I, for instance, am horribly sensitive. I'm suspicious and easily offended, like a dwarf or a hunchback. But I believe there have been moments when I'd have liked to have my face slapped. I say that in all seriousness— I'd have derived pleasure from this too. Naturally it would be the pleasure of despair. But then, it is in despair that we find the most acute pleasure, especially when we are aware of the hopelessness of the situation. And when one's face is slapped—why, one is bound to be crushed by one's awareness of the pulp into which one has been ground.

An irritated man down a mouse hole. You go round a corner and it gets worse. Forerunner of existentialism, if you like. Actual rant and agony, humiliation and defiance: I can tell you anything and I can go on for as long as I like. At least Kafka was happy in his burrow, resting and checking the defences. 

Anyone who can make Kafka seem cosy ...

Now let's look at this mouse in action. Let's assume it has been humiliated (it is constantly being humiliated) and that it wishes to avenge itself.  ...  The nauseating, despicable, petty desire to repay the offender in kind may squeak more disgustingly in the mouse than in the natural man, who, because of his innate stupidity, considers revenge as merely justice, whereas the mouse, with its heightened consciousness, is bound to deny the justice of it. Now we come to the act of revenge itself. In addition to being disgraced in the first place, the poor mouse manages to mire itself in more mud as a result of its questions and doubts.  And each question brings up so many more unanswered questions that a fatal pool of sticky muck is formed. ...
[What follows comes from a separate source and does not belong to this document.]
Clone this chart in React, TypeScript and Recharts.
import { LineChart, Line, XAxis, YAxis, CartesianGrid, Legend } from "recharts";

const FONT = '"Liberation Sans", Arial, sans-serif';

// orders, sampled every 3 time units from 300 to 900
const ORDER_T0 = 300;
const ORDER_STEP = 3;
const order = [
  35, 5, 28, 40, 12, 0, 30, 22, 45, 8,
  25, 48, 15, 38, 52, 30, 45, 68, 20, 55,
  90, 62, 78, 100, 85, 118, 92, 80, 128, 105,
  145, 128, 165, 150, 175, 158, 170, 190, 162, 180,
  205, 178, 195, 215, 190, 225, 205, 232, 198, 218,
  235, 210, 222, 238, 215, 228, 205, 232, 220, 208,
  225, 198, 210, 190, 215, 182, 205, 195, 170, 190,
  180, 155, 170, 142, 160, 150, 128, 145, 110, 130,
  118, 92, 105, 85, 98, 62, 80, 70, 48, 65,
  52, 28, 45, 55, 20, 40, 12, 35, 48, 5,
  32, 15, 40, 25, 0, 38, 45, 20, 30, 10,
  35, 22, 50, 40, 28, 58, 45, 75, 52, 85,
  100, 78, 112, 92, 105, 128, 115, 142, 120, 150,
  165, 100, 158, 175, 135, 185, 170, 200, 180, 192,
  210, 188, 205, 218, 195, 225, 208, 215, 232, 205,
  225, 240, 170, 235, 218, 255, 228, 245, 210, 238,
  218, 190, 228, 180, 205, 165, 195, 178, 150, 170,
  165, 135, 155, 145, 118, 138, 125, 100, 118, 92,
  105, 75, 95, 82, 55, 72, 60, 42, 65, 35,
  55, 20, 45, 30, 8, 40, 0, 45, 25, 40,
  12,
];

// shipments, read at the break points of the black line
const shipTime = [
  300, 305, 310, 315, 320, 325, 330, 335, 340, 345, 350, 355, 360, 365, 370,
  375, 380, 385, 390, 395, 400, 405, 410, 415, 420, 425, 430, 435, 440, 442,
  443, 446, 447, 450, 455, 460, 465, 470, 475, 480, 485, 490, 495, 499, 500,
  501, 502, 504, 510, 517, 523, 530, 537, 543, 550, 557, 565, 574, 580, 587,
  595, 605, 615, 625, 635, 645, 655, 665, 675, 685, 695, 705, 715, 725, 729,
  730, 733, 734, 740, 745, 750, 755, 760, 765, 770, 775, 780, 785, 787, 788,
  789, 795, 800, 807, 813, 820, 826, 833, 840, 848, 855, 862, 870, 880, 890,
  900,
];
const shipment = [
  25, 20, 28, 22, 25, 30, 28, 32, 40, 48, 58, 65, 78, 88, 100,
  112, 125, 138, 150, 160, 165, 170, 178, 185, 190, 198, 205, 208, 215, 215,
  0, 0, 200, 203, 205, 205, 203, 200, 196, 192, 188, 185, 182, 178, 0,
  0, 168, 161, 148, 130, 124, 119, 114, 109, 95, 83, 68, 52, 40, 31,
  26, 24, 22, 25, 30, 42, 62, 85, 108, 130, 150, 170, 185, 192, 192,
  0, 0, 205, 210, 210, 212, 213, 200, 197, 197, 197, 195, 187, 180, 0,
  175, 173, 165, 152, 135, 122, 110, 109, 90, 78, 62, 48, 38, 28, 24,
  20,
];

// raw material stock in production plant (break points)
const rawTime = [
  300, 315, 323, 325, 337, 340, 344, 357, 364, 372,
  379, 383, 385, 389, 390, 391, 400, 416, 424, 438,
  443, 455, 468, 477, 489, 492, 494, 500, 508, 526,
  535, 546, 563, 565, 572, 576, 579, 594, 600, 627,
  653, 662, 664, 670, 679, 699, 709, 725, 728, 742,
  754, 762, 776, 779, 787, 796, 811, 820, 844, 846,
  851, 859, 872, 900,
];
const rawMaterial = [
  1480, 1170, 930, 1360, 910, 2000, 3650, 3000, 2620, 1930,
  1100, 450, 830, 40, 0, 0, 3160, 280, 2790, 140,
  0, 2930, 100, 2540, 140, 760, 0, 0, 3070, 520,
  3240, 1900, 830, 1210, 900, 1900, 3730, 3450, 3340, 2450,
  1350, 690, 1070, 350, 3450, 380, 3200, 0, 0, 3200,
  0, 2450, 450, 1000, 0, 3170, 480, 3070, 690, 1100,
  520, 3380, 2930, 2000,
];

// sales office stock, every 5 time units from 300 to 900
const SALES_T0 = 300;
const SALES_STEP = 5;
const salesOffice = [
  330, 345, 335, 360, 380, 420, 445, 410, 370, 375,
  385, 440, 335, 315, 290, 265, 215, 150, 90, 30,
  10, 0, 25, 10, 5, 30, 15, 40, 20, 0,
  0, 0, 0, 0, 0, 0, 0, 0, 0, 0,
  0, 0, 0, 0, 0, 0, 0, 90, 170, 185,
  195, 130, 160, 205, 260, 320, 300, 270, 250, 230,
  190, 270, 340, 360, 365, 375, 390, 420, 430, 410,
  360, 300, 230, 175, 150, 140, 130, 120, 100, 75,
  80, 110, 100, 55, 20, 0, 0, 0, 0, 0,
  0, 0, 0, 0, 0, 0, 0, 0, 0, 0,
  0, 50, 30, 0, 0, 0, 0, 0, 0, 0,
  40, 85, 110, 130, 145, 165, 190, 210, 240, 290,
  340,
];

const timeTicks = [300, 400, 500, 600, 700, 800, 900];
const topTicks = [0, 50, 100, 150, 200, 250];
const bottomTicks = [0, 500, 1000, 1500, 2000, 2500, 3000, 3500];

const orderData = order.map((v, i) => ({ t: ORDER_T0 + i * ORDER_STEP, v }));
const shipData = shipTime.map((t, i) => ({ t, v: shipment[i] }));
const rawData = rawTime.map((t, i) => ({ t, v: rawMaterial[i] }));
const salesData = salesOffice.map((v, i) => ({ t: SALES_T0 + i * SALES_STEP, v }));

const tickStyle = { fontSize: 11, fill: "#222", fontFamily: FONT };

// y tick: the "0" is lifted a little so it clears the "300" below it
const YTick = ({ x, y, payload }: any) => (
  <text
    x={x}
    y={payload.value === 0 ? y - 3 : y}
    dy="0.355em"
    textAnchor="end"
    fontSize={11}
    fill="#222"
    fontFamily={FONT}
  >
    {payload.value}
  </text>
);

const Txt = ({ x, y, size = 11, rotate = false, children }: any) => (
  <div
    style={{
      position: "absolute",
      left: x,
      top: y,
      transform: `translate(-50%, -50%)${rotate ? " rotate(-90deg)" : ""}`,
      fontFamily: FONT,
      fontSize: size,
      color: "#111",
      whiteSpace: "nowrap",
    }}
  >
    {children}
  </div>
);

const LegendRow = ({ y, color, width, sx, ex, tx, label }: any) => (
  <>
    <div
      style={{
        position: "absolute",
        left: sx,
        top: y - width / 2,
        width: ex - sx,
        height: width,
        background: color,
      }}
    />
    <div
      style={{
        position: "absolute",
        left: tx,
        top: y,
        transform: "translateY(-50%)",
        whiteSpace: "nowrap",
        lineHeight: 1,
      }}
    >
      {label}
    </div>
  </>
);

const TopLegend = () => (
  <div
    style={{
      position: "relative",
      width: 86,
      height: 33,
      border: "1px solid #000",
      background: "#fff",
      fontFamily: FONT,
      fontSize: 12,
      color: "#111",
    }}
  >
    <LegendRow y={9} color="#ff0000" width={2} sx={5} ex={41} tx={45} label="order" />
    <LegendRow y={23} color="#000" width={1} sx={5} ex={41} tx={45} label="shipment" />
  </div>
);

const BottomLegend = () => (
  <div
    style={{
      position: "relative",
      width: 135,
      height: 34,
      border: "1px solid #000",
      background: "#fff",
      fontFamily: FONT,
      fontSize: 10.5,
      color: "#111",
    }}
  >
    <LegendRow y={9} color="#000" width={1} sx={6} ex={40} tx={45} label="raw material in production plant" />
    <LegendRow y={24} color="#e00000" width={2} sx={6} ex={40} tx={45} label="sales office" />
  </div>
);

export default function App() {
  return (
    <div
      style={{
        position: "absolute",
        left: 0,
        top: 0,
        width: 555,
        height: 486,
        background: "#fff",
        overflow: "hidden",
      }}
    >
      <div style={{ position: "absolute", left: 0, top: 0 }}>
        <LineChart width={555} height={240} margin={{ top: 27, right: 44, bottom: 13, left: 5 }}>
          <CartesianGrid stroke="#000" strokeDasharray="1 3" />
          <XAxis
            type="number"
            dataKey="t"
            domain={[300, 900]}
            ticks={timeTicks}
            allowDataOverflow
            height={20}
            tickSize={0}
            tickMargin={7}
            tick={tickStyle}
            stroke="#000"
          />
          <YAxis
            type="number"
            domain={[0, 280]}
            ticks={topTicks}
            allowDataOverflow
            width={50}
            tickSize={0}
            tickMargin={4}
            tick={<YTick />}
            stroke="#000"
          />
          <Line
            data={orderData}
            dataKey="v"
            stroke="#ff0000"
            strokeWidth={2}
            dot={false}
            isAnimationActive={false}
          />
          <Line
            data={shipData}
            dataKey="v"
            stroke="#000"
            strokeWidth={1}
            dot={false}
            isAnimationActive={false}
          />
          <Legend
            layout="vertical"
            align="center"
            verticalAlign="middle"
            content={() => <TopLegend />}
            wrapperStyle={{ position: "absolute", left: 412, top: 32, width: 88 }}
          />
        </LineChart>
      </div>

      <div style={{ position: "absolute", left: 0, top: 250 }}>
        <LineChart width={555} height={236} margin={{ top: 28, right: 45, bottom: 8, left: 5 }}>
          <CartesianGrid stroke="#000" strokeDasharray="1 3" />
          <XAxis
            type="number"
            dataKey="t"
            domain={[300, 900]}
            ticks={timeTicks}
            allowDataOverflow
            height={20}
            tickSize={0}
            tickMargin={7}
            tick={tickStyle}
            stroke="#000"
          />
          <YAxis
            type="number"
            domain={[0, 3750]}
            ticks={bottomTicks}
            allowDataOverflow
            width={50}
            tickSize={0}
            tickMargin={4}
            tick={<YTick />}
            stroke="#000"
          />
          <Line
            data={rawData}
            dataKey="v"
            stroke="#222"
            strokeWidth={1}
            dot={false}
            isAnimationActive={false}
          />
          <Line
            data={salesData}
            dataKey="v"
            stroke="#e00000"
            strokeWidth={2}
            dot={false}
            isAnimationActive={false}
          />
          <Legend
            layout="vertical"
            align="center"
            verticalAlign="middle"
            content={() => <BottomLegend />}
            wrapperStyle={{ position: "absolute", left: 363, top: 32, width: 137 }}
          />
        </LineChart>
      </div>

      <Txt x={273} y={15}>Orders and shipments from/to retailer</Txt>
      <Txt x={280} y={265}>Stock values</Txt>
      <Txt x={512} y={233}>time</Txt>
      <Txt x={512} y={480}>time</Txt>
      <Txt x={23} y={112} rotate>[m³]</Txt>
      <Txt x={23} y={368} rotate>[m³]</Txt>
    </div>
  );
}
Truth is crooked, as Nietzsche said.

Humiliation is purification, says Dostoyevsky.

Actually the notes of this lover of paradoxes do not end here. He couldn't resist and went on writing. But we are of the opinion that one might just as well stop here.

Tsypkin, who is jewish, is replenished by Dostoyevsky, who hates jews. By trying to understand someone who hates you, by following in his tracks, photographing the Petersburg he inhabited, you find a semblance of yourself. I find a semblance of myself, a semblance among semblances.